Thursday, 18 de April de 2024 ISSN 1519-7670 - Ano 24 - nº 1284

O papel do ‘espectador engajado’

Globalização, patentes, OMC e aviões brasileiros são alguns dos temas com crescente aparição nos meios de comunicação. Este fato já seria suficiente para que o leitor voltasse sua curiosidade para estes assuntos. Ainda, se se considerar que a compreensão destes tópicos será essencial para um melhor posicionamento do Brasil em um contexto de crescente internacionalização das sociedades, será fácil concluir que todo esforço na criação de uma opinião pública mais bem informada deverá ser bem recebido.

A publicação da presente obra é uma dessas tentativas, sendo o primeiro de uma projetada trilogia que pretende avançar o estudo do tema até os dias de hoje. Apesar de sua leitura demandar algum conhecimento da história imperial brasileira, a obra ajuda a reforçar a importância de alguns dos temas de política externa e interna que ainda estão à espera de solução pela sociedade brasileira. Ao buscar sistematizar o conhecimento sobre as relações econômicas internacionais do período que vai da transferência da corte portuguesa até o final do Império, o autor harmoniza seu discurso ao de Caio Prado Júnior considerando que os problemas atuais da nação já estavam definidos havia 150 anos. Aos leitores constrangidos, cabe concluir que a sociedade vem adiando a solução e mesmo o enfrentamento de muitos dos problemas apresentados pelo autor.

Desfile de datas

Paulo Roberto de Almeida escreve com a vontade de suprir a lacuna deixada pelos manuais disponíveis de história diplomática e de relações internacionais do Brasil que, pela sua ótica, deixam ‘(…) de lado, ou abordam perfunctoriamente, os fatores econômicos e materiais que poderiam explicar alguns aspectos da estrutura, das modalidades e das motivações da política externa durante o império’ (p. 38). Ressalva, no entanto, a qualidade dos estudos acadêmicos especializados referentes ao tema, corroborando o pensamento de Sombra Saraiva que considera a Argentina e o Brasil como os países da América do Sul que possuem abordagens sistemáticas e de qualidade da história das relações internacionais. Assim, apesar de Almeida não ser uma acadêmico strictu sensu, a produção deste ‘espectador engajado’ – para emprestar-se o conceito de Raymond Aron – contribui para o enriquecimento desta tradição de pesquisa.

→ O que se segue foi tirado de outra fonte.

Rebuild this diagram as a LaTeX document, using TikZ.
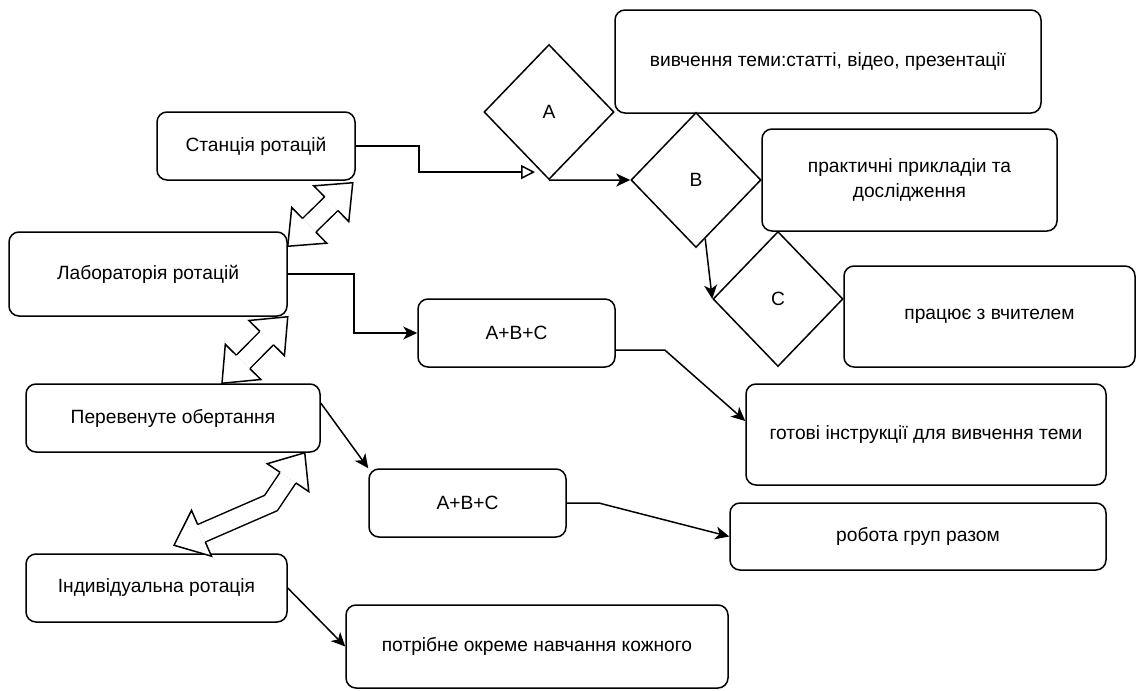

Explique-se o ‘engajamento’ do autor. Paulo Roberto de Almeida possui já consistente produção na área da relações internacionais, com destaque para reflexões sobre o Mercosul e o desenvolvimento do multilateralismo econômico contemporâneo. Paulista, graduado em Ciências Sociais e doutor pela Universidade de Bruxelas, Almeida ingressou na carreira diplomática em 1977 e hoje ocupa o cargo de ministro-conselheiro da Embaixada do Brasil em Washington. Daí sua dupla faceta: pensador e executor da política externa nacional. Tributário que é da escola francesa, Almeida buscará em sua interpretação histórica não a linha evolutiva dos acontecimentos, mas antes os nexos dos fatos, as permanências e rupturas dos processos e a busca pelas ‘causas profundas’ dos acontecimentos. Assim é que ele persegue os fundamentos da diplomacia econômica no e, nem sempre, do Brasil.

Não espere o leitor o desfile de datas em uma linha cronológica evolutiva, pois o esforço do ensaio é a busca de uma síntese explicativa destes fundamentos que informam as relações econômicas internacionais percebidas em suas permanências e descontinuidades.

Necessidade prática

O chanceler Celso Lafer, na apresentação do texto, justifica tal abordagem pois: ‘(…) é difícil, senão impossível compreender as posições assumidas pelo Brasil, nos dias de hoje, em diferentes foros regionais e multilaterais, sem um retorno aos início do século XIX, quando estavam sendo forjados os fundamentos de sua moderna diplomacia econômica’.

Almeida, entretanto, antes de buscar respostas, preocupa-se em bem perguntar. Diz Kant que a razão deve pesquisar a natureza ‘não como um aluno, que presta atenção a tudo o que se mestre decide contar-lhe, mas como um juiz, que obriga a testemunha a responder-lhe todas as perguntas que ele mesmo ache apropriadas a seu fim’.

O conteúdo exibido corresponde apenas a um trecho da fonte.